Du fait de son appartenance passée à l’État polono-lituanien, le Bélarus a une histoire distincte de la Russie. Son territoire s’inscrit dans le couloir de plaines qui s’étire de la mer du Nord aux immensités sibériennes. Sur ce carrefour géographique s’entrecroisent les liaisons routières et ferroviaires entre Berlin et Moscou, les axes de circulation vers l’enclave russe de Kaliningrad (ex-Königsberg) et ceux qui parcourent l’isthme Baltique-mer Noire. Comparable à un corridor énergétique, le Bélarus assure le transit d’une part des exportations pétrolières et gazières russes vers l’Europe, via l’oléoduc Droujba et le gazoduc Iamal 1 (voir le rôle de la compagnie d’État Beltransgaz). Russie et Bélarus sont donc interdépendants sur les plans logistique et énergétique, jusqu’à ce que le Nord Stream I contourne par le nord le territoire du second (les Nord Stream I et II sont désormais hors de fonction).
Au milieu des années 1990, la Russie et le Bélarus se rapprochent encore. En 1995, ils constituent une Union douanière, prolongée l’année suivante par une « Communauté Russie-Biélorussie », ensuite rehaussée par un traité d’Union (1997). Cela dit, les institutions prévues — un parlement unifié, une monnaie unique et un président commun — ne voient pas le jour, bien qu’il existe un Conseil suprême de l’Union russo-bélarusse. Sur le plan militaire, les deux pays sont parties prenantes de l’OTSC (Organisation du traité de sécurité collective), mais leurs systèmes de défense ne sont que partiellement intégrés. Le Bélarus abrite deux bases de radars russes et Loukachenko propose un temps le déploiement de missiles Iskander et de S-300, en réponse au projet américain de défense antimissile. En revanche, il refuse l’intégration des systèmes de défense aérienne ou encore le placement d’unités nationales sous le commandement de l’OTSC.
Les intérêts croisés et la similitude des régimes politiques n’empêchent pas les crises et les conflits, notamment en matière de pétrole et de gaz. Dans les années qui suivent la dislocation de l’URSS, le Bélarus achète du gaz russe à très faible prix mais cet accord est remis en cause en 2007, Minsk devant accepter un doublement du tarif et céder la moitié du réseau de distribution de Beltransgaz à Gazprom. Le conflit porte ensuite sur le raffinage du pétrole russe au Bélarus, Minsk réexportant les volumes avec une forte plus-value ; Moscou veut imposer une forte taxe sur le pétrole à destination du Bélarus. Avec la guerre russo-géorgienne d’août 2008, les désaccords prennent une nouvelle dimension. Redoutant la réintégration du Bélarus dans la sphère russe, Loukachenko ne reconnaît pas l’indépendance (fictive) de l’Abkhazie et l’Ossétie du Sud (26 août 2008), promue par Moscou sans succès au sein de la CEI et de l’OCS (Organisation de Coopération de Shanghaï).

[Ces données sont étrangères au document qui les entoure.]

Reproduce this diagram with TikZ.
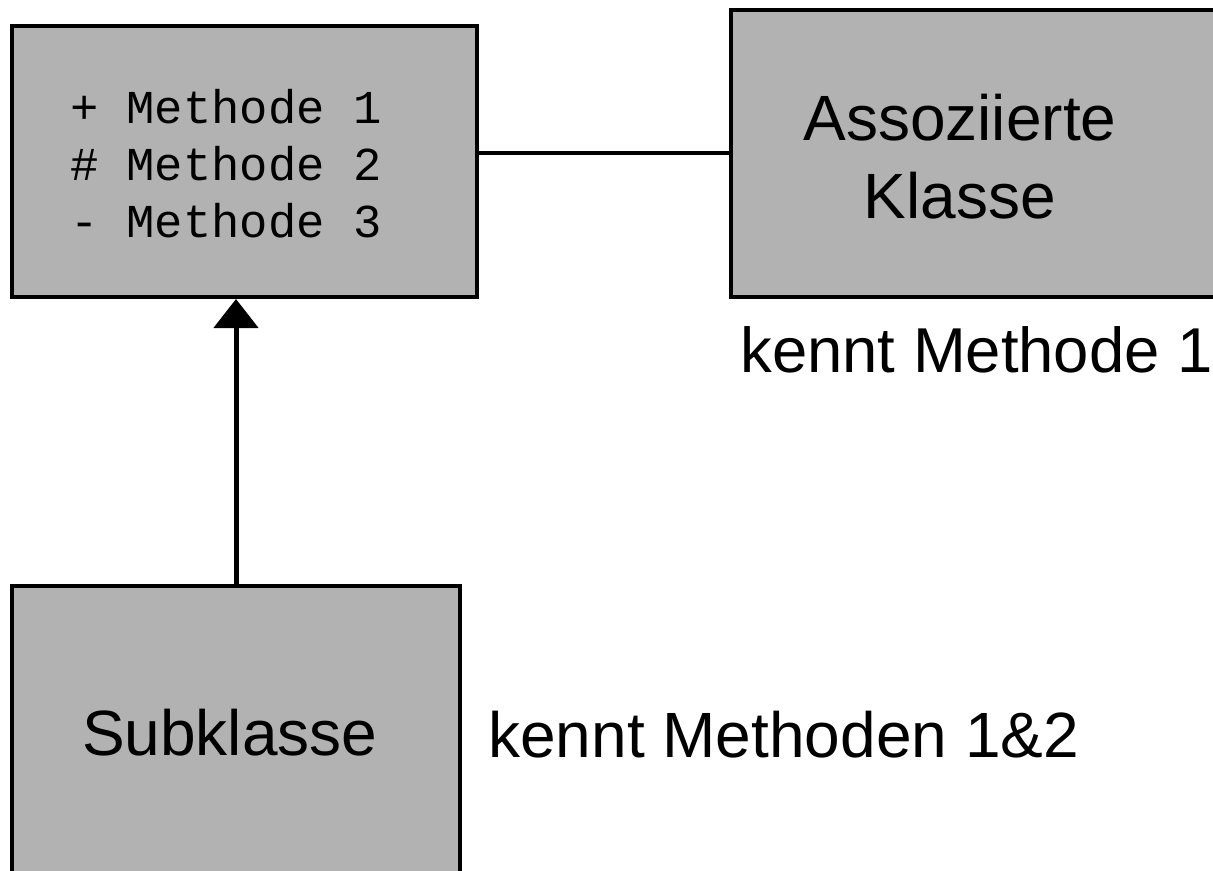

Lorsque Moscou pose des conditions pour l’aide destinée à faire face à la crise économique de l’automne 2008 — le Bélarus devait intégrer la zone rouble —, le conflit gagne d’autres domaines. Initialement, l’aide prévue devait être assurée en dollars, mais la Russie entend substituer sa propre monnaie à la devise américaine. En juin 2009, lors d’un sommet de l’OCS, à Iekaterinbourg, Moscou réaffirme l’objectif d’une zone rouble dans la région. Au vrai, cette nouvelle crise bilatérale est amorcée dès le 28 mai 2009. En visite à Minsk, Poutine pousse alors le Bélarus à adopter la devise russe en lui versant l’aide financière prévue, soit deux milliards de dollars, en roubles. Par la suite, Loukachenko affirmera que Poutine voulait simultanément lui imposer la reconnaissance de l’Abkhazie et de l’Ossétie du Sud. La crise conduit à un affrontement commercial, le Kremlin décidant d’un embargo sur les produits laitiers.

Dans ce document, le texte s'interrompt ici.